--- Written task ---
Look over the lines below. Report each one that includes the string "with".

--- Data lines ---

------------------------------------

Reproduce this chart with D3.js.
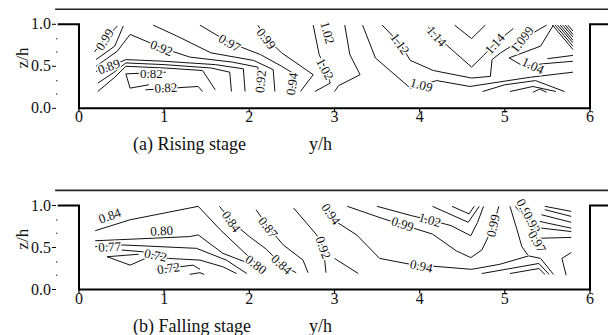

------------------------------------

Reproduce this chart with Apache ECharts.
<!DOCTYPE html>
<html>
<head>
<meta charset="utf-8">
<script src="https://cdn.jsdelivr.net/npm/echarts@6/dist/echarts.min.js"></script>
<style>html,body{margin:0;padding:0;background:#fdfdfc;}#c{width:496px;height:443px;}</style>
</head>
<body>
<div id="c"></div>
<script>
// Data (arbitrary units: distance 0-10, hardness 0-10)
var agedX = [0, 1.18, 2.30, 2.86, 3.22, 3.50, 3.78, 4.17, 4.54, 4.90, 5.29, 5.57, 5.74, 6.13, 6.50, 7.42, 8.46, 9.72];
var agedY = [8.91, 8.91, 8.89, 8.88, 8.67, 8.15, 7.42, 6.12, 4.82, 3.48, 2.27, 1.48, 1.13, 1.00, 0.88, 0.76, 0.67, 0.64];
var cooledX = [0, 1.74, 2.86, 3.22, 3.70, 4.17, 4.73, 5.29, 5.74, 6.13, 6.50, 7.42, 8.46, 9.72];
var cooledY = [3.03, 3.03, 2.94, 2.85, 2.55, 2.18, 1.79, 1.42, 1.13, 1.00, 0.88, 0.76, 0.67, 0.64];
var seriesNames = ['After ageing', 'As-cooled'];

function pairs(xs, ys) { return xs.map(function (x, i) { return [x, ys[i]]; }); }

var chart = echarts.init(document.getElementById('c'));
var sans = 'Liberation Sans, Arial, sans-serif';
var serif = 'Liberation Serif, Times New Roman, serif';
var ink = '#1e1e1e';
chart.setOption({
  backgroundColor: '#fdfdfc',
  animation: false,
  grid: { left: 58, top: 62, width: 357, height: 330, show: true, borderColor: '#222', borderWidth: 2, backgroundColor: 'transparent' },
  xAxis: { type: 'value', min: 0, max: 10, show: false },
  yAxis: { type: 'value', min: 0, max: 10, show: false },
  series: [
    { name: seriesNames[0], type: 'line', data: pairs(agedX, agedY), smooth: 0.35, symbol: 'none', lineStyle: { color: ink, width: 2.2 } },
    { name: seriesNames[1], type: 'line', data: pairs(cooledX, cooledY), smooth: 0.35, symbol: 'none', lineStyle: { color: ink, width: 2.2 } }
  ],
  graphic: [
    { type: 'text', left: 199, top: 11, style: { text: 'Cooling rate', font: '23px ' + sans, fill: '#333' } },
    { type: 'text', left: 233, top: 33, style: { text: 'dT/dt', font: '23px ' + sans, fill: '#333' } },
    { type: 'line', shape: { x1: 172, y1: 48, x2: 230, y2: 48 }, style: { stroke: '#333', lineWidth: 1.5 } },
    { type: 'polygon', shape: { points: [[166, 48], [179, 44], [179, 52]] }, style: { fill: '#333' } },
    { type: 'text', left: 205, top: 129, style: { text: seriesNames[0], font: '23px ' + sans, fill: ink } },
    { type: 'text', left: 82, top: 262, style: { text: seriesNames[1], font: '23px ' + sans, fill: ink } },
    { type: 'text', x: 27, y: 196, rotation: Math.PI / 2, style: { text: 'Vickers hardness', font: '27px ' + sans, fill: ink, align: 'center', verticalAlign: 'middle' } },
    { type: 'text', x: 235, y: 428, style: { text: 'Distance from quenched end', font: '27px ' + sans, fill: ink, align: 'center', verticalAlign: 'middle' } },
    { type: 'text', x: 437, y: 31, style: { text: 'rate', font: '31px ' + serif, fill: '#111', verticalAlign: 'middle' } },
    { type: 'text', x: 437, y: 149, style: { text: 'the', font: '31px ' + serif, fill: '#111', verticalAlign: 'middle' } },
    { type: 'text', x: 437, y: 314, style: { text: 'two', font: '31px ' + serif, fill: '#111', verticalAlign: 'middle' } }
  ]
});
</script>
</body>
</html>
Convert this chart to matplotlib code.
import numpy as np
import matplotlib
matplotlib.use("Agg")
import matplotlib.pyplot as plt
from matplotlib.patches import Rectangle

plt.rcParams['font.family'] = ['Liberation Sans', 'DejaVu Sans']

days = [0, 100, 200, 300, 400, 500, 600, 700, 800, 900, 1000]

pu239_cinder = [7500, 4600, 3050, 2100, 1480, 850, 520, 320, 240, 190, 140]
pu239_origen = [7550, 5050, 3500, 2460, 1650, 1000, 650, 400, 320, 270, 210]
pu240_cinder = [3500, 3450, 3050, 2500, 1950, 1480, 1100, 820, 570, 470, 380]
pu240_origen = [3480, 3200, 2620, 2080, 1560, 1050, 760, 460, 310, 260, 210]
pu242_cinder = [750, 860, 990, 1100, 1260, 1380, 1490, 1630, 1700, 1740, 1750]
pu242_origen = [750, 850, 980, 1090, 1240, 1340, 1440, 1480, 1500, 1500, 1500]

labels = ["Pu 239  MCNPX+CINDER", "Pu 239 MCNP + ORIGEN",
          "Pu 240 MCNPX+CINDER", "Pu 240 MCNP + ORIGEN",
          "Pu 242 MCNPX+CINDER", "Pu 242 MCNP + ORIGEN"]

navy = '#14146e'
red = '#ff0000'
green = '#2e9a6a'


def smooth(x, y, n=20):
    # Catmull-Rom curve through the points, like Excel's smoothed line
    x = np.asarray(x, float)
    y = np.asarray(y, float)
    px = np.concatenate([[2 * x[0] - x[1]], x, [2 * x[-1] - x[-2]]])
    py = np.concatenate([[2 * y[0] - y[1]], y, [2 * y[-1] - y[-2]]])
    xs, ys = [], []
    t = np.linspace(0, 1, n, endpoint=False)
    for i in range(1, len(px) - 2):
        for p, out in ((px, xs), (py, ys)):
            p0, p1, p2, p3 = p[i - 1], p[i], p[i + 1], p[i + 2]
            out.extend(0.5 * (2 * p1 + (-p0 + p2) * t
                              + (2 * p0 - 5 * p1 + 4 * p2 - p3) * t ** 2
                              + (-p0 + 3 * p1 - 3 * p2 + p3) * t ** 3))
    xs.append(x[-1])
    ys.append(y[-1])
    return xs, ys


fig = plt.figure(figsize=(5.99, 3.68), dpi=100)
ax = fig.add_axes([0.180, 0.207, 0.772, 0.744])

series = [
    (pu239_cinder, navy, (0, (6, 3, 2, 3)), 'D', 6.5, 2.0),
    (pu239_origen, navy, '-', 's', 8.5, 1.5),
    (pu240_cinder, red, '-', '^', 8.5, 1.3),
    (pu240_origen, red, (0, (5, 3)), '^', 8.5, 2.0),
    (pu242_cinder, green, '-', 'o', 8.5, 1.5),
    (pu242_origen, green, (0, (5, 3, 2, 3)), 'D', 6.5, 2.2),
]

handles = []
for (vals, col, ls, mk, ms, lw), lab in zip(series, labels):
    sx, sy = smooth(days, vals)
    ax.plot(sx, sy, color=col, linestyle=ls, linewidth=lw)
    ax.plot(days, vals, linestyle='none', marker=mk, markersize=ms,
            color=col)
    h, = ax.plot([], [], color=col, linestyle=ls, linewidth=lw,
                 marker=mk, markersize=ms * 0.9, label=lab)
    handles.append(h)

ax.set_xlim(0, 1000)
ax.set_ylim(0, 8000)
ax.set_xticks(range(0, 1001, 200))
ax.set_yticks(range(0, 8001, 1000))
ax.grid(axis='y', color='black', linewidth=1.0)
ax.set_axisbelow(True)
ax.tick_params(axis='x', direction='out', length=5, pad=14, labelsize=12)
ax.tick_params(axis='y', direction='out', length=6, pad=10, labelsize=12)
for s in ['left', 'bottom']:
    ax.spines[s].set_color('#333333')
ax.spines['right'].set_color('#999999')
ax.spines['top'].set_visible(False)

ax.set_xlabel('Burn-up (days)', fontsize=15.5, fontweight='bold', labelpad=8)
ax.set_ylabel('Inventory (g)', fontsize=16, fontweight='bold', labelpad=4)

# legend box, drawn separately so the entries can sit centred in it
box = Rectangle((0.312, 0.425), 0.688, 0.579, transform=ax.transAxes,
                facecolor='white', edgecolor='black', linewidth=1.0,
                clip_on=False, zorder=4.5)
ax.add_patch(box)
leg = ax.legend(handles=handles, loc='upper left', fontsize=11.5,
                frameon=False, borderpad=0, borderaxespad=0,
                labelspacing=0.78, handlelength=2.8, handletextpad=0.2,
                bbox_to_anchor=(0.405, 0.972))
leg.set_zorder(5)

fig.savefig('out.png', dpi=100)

------------------------------------

--- Full answer ---
Reproduce this chart with D3.js.
Reproduce this chart with Apache ECharts.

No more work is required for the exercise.